11. This principle applies with equal force to the present case in which the application was not for execution of decree but for restitution. In this case, as has already been pointed out, by reason of the decision of the executing Court on 14th February 1931 the decree under which the applicants became entitled to execution arid to restitution ceased to exist and until that decision was set aside by this Court on 6th February 1935 there was no decree which could be executed or in respect of which restitution could be sought by the applicants. For the reasons given above, we are of opinion that the right of the applicants to execute their decree and to seek restitution in respect of it was suspended from 14th February 1931 to 6th February 1935, and consequently their application for restitution made on 9th December 1935 was in time. The applicants are therefore entitled to refund of the costs which were realized from them by the opposite parties. They are also entitled to interest by way of damages on the amount of the costs recovered from them, inasmuch as they were wrongfully deprived of the use of their money : vide Gokul Prasad v. Ram Devi (1921) 8 A.I.R. All. 241. Interest is claimed at 6 per cent, per annum which we consider to be a reasonable rate. The amount due from opposite party 1, Mahyar Khali, is Rs. 683, amount of costs plus Rs. 303-15-0, interest up to 9th December 1935, and from opposite parties 2 to 4 Rs. 662-2-6, amount of costs plus Rupees 271-6-6, interest up to 9th December 1935, total Rs. 933-9-0.

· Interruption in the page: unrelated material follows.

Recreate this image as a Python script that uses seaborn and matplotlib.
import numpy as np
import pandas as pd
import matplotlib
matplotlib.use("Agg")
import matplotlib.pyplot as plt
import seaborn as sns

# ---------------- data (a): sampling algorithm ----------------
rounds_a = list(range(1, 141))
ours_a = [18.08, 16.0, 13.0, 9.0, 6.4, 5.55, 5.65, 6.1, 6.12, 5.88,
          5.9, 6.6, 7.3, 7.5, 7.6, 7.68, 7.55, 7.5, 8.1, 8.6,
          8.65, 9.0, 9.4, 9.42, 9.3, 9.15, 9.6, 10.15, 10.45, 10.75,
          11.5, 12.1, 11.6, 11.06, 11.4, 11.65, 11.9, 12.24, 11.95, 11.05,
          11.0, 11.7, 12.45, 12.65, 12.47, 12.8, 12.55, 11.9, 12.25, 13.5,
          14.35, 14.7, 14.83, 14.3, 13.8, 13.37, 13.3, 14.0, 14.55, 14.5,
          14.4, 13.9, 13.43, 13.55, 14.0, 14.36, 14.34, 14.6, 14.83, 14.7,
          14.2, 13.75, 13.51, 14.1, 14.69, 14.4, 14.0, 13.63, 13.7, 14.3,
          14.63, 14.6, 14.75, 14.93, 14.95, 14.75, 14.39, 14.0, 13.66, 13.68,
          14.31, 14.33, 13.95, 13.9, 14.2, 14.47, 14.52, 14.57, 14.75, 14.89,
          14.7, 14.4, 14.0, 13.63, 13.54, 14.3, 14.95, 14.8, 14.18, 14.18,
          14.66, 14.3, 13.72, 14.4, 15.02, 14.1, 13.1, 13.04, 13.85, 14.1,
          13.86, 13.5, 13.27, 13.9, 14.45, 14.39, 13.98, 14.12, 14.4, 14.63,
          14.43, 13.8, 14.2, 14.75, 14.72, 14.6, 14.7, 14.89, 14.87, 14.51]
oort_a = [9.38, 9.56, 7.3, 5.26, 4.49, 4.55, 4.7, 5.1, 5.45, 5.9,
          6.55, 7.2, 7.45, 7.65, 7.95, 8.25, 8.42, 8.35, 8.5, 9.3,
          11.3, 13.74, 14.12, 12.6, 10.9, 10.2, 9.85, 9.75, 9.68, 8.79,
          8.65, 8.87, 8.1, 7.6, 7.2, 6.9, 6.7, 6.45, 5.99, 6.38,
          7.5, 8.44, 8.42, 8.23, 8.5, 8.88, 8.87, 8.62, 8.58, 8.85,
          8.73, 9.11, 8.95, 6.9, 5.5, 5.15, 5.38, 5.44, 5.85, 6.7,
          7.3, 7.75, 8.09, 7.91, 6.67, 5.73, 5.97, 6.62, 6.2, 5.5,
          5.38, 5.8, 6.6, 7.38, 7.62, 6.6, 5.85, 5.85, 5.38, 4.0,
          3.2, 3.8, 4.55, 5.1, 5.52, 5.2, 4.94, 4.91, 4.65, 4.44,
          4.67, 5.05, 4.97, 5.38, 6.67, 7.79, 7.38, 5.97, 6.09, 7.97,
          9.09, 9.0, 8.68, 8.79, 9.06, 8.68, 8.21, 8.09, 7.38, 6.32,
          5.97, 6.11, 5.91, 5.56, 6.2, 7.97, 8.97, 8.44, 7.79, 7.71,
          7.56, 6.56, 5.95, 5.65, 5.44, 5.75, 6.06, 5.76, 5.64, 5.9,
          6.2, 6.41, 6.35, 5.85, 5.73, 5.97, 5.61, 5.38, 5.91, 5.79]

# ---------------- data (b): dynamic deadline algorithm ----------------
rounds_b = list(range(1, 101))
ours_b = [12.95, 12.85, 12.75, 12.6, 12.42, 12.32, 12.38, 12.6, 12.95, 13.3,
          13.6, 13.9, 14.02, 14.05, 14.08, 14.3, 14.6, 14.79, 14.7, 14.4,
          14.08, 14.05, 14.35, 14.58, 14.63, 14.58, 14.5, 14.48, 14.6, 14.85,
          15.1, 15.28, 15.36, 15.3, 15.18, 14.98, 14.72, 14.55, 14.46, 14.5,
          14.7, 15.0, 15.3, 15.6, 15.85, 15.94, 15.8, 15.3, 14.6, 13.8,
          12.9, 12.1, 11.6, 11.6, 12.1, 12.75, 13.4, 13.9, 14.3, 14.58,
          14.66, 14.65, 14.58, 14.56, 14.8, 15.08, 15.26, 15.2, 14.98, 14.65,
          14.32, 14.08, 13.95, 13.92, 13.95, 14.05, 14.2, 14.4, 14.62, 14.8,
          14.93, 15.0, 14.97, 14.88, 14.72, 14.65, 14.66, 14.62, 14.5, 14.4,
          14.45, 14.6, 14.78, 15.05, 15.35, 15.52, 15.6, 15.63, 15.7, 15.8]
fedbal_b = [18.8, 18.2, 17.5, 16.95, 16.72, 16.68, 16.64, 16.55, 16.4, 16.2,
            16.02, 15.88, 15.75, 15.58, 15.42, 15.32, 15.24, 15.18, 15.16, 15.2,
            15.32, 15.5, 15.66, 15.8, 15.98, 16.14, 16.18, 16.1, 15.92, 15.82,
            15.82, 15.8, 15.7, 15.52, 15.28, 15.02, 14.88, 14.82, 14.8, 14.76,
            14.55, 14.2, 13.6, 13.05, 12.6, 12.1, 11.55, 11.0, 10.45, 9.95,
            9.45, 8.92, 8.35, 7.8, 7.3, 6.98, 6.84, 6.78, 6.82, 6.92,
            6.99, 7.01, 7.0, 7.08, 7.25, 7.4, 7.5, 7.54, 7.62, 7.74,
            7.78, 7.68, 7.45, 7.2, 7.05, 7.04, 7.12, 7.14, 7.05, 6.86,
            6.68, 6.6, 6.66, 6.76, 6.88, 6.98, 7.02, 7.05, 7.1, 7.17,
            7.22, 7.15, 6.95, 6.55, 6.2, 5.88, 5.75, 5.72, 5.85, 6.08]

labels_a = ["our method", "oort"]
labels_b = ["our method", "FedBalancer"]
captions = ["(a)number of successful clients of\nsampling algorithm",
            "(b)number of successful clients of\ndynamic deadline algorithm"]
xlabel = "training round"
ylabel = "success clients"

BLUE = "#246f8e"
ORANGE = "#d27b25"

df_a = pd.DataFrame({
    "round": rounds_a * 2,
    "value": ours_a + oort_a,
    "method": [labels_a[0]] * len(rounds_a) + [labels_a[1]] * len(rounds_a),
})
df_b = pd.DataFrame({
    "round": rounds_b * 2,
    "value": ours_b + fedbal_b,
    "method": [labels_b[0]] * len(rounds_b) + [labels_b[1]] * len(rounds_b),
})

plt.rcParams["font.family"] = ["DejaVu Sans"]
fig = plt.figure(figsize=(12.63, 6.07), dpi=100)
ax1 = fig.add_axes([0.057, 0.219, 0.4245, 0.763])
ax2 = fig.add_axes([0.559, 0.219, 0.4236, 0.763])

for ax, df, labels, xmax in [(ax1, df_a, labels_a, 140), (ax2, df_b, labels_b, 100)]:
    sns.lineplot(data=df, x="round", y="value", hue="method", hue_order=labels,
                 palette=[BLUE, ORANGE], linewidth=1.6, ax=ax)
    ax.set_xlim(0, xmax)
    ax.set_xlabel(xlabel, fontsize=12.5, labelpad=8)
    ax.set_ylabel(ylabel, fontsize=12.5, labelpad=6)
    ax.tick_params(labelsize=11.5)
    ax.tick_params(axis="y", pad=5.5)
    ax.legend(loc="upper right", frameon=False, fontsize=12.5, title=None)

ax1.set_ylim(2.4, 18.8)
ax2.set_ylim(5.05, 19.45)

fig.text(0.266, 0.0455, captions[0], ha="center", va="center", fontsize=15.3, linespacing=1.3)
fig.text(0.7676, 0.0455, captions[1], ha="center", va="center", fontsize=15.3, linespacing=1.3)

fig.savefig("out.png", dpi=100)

12. In the result we accept the appeal in part, set aside the decision, of the lower Court in so far as the claim for refund of costs is concerned arid give the appellants a decree for Rs. 986-15-0 against opposite party 1 with future interest at 6 per cent, per annum on the sum of Rs. 683 from 9th December 1935 up to the date of realization; arid as against opposite parties 2 to 4 we give a decree for Rs. 933-9-0 with interest at 6 per cent, per annum on Rs. 662-2-6 from 9th December 1935 until the date of realization. Opposite parties 2 to 4 will be liable only to the extent of the assets of the deceased Kunwar Nand Lal that might have come into their hands and not been duly disposed of. As to costs both in this Court and in the Court below we order that the parties shall receive and pay them in proportion to their success and failure.